Data-driven businesses and data-driven perspective when ti comes to decision-making is critical, and now it’s more possible than ever to make that happen. Every CFO wants to be strategic, but strategic decision-making in the absence of the right data is very difficult.
Marcoeconomic stressors on your business – what impact do people think they might have on their businesses, and how do you deal with that as a CFO? It’s completely out of your control and can go in so many different directions. Do people even worry about it?
The bigger picture question is how do you deal with the uncertain macroeconomic climate and its potential impact on your business? My answer to that is you really can’t, other than trying to stay ahead of it and then having good plans to withstand the shock of those factors regardless of what those are.
Thinking about and planning to handle various marco economic stressors is basically a game of “what-if”? Well, what-if any number of different things happens. Why is it important to play this game? Because then you have a plan as opposed to being surprised and having to think on your feet when you find yourself in that situation. It goes back to being well-prepared so that even if you end up in a situation that you don’t have complete control over, you’ve at least figured out how you’re going to respond to it and thought about the impact of various possible responses ahead of time.
In Adaptive, you’d have to say – what’s the macroeconomic event that’s likely to happen, and then what’s the impact to our business? Take the macroeconomic event of fluctuating oil prices as an example. Oil prices would have to be an input to your production. Or, if I’m the CFO of an airline company, fuel is a huge part of my cost structure. The best way to prepare for fluctuation would be to model the various cost implications as prices go up and down.
For anyone in the print business, the price of paper is huge macroeconomic factor to consider. These events usually have the biggest impact on businesses that sell commodity goods and the willingness of specific markets to continue to purchase and produce those goods.
In some cases, macroeconomic events might influence a company’s decision to stop product or sales in certain geographic areas. What does that kind of huge decision mean for your business, considering that not having a production plant in operation essentially cuts down the amount of product you have to sell.
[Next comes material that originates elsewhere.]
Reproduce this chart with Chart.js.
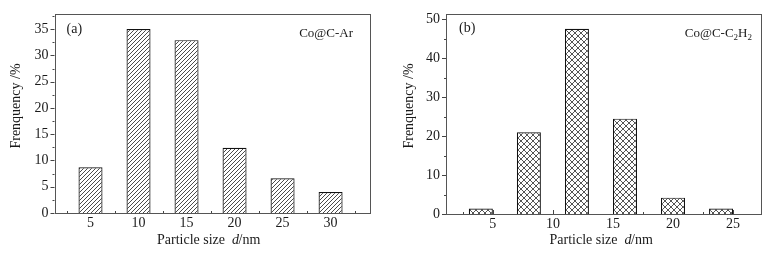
<!DOCTYPE html>
<html>
<head>
<meta charset="utf-8">
<script src="https://cdn.jsdelivr.net/npm/chart.js@4"></script>
<style>
  body { margin: 0; background: #fff; }
  .panel { position: absolute; top: 0; width: 385px; height: 254px; }
</style>
</head>
<body>
<div class="panel" style="left:0"><canvas id="chartA" width="385" height="254"></canvas></div>
<div class="panel" style="left:386px"><canvas id="chartB" width="385" height="254"></canvas></div>
<script>
// panel (a) Co@C-Ar
const sizesA = [5, 10, 15, 20, 25, 30];
const freqA = [8.7, 35.0, 32.9, 12.4, 6.6, 4.0];
const xTicksA = [5, 10, 15, 20, 25, 30];
const yTicksA = [0, 5, 10, 15, 20, 25, 30, 35];

// panel (b) Co@C-C2H2
const sizesB = [4, 8, 12, 16, 20, 24];
const freqB = [1.4, 21.0, 47.6, 24.5, 4.2, 1.4];
const xTicksB = [5, 10, 15, 20, 25];
const yTicksB = [0, 10, 20, 30, 40, 50];

const SERIF = '"Liberation Serif", "DejaVu Serif", serif';
const INK = '#1a1a1a';

function hatchPattern() {
    const c = document.createElement('canvas');
    c.width = 4; c.height = 4;
    const g = c.getContext('2d');
    g.fillStyle = '#fff';
    g.fillRect(0, 0, 4, 4);
    g.strokeStyle = '#2a2a2a';
    g.lineWidth = 0.85;
    g.beginPath();
    g.moveTo(-1, 5); g.lineTo(5, -1);
    g.moveTo(-1, 1); g.lineTo(1, -1);
    g.moveTo(3, 5); g.lineTo(5, 3);
    g.stroke();
    return g.createPattern(c, 'repeat');
}

function crossPattern() {
    const c = document.createElement('canvas');
    c.width = 6; c.height = 6;
    const g = c.getContext('2d');
    g.fillStyle = '#fff';
    g.fillRect(0, 0, 6, 6);
    g.strokeStyle = '#2a2a2a';
    g.lineWidth = 0.8;
    g.beginPath();
    g.moveTo(-1, -1); g.lineTo(7, 7);
    g.moveTo(-1, 7); g.lineTo(7, -1);
    g.stroke();
    return g.createPattern(c, 'repeat');
}

// ticks, frame and texts, all placed from the scales
function decorPlugin(cfg) {
    return {
        id: 'decor',
        beforeDatasetsDraw(chart) {
            const ctx = chart.ctx, x = chart.scales.x, y = chart.scales.y, a = chart.chartArea;
            ctx.save();
            ctx.strokeStyle = '#444';
            ctx.lineWidth = 1;
            ctx.beginPath();
            // x ticks point up into the plot
            for (let v = Math.ceil(x.min / cfg.xMinor) * cfg.xMinor; v <= x.max; v += cfg.xMinor) {
                const px = Math.round(x.getPixelForValue(v)) + 0.5;
                const len = cfg.xTicks.includes(v) ? 4 : 2;
                ctx.moveTo(px, a.bottom);
                ctx.lineTo(px, a.bottom - len);
            }
            // y ticks point out to the left
            for (let v = 0; v <= y.max; v += cfg.yMinor) {
                const py = Math.round(y.getPixelForValue(v)) + 0.5;
                const len = cfg.yTicks.includes(v) ? 4 : 2;
                ctx.moveTo(a.left, py);
                ctx.lineTo(a.left - len, py);
            }
            ctx.stroke();
            ctx.restore();
        },
        afterDatasetsDraw(chart) {
            const ctx = chart.ctx, a = chart.chartArea;
            ctx.save();
            ctx.strokeStyle = '#555';
            ctx.lineWidth = 1;
            ctx.strokeRect(Math.round(a.left) + 0.5, Math.round(a.top) + 0.5,
                Math.round(a.right - a.left), Math.round(a.bottom - a.top));

            ctx.fillStyle = INK;
            ctx.textBaseline = 'middle';

            // panel letter
            ctx.font = '14px ' + SERIF;
            ctx.textAlign = 'left';
            ctx.fillText(cfg.letter, cfg.letterX, cfg.letterY);

            // sample name (right aligned, with optional subscripts)
            let nx = cfg.nameRight;
            for (let i = cfg.name.length - 1; i >= 0; i--) {
                const part = cfg.name[i];
                ctx.font = (part.sub ? '9px ' : '13px ') + SERIF;
                ctx.textAlign = 'right';
                ctx.fillText(part.t, nx, cfg.nameY + (part.sub ? 4 : 0));
                nx -= ctx.measureText(part.t).width;
            }

            // x axis title
            ctx.textAlign = 'left';
            ctx.font = '14px ' + SERIF;
            ctx.fillText('Particle size', cfg.xTitleX, 240);
            ctx.font = 'italic 14px ' + SERIF;
            ctx.fillText('d', cfg.xTitleX + 75, 240);
            ctx.font = '14px ' + SERIF;
            ctx.fillText('/nm', cfg.xTitleX + 81.5, 240);

            // y axis title
            ctx.translate(cfg.yTitleX, 106);
            ctx.rotate(-Math.PI / 2);
            ctx.textAlign = 'center';
            ctx.fillText('Frenquency /%', 0, 0);
            ctx.restore();
        }
    };
}

function makeChart(id, sizes, freq, pattern, xMin, xMax, yMax, xTicks, yTicks, pad, cfg) {
    const tickFont = { family: SERIF, size: 14 };
    return new Chart(document.getElementById(id), {
        type: 'bar',
        data: {
            datasets: [{
                data: sizes.map((s, i) => ({ x: s, y: freq[i] })),
                backgroundColor: pattern,
                borderColor: '#111',
                borderWidth: 1.2,
                barPercentage: 0.5,
                categoryPercentage: 1
            }]
        },
        options: {
            responsive: false,
            animation: false,
            devicePixelRatio: 1,
            layout: { padding: { left: 0, top: pad.top, right: pad.right, bottom: 0 } },
            plugins: { legend: { display: false }, tooltip: { enabled: false } },
            scales: {
                x: {
                    type: 'linear', min: xMin, max: xMax, offset: false,
                    grid: { display: false, drawTicks: false }, border: { display: false },
                    afterBuildTicks: s => { s.ticks = xTicks.map(v => ({ value: v })); },
                    afterFit: s => { s.height = 254 - pad.bottom; },
                    ticks: { font: tickFont, color: INK, padding: 2, maxRotation: 0, autoSkip: false }
                },
                y: {
                    min: 0, max: yMax,
                    grid: { display: false, drawTicks: false }, border: { display: false },
                    afterBuildTicks: s => { s.ticks = yTicks.map(v => ({ value: v })); },
                    afterFit: s => { s.width = pad.left; },
                    ticks: { font: tickFont, color: INK, padding: 6, autoSkip: false }
                }
            }
        },
        plugins: [decorPlugin(cfg)]
    });
}

makeChart('chartA', sizesA, freqA, hatchPattern(), 1.25, 34, 37.8, xTicksA, yTicksA,
    { left: 54.5, top: 9.3, right: 16, bottom: 213 },
    { letter: '(a)', letterX: 66.5, letterY: 29.5,
      name: [{ t: 'Co@C-Ar' }], nameRight: 353, nameY: 33.5,
      xTitleX: 157, yTitleX: 16.5,
      xMinor: 2.5, yMinor: 2.5, xTicks: xTicksA, yTicks: yTicksA });

makeChart('chartB', sizesB, freqB, crossPattern(), 1.1, 27.3, 51.3, xTicksB, yTicksB,
    { left: 60, top: 9, right: 10.3, bottom: 214 },
    { letter: '(b)', letterX: 73, letterY: 28.5,
      name: [{ t: 'Co@C-C' }, { t: '2', sub: true }, { t: 'H' }, { t: '2', sub: true }],
      nameRight: 366, nameY: 33.5,
      xTitleX: 163.5, yTitleX: 23.5,
      xMinor: 2.5, yMinor: 5, xTicks: xTicksB, yTicks: yTicksB });
</script>
</body>
</html>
You may no longer have the costs associated with that plant, but now all of a sudden you don’t have the sales.
Do macroeconomic issues have an impact on sales? Do they have an impact on production? If prices go up, what does it mean for your business? If sales go down, what are you going to do? How long can you weather through a decrease in demand before you have to take internal action, i.e. more financing, downsizing,
Do you have to lineup more financing to get through that?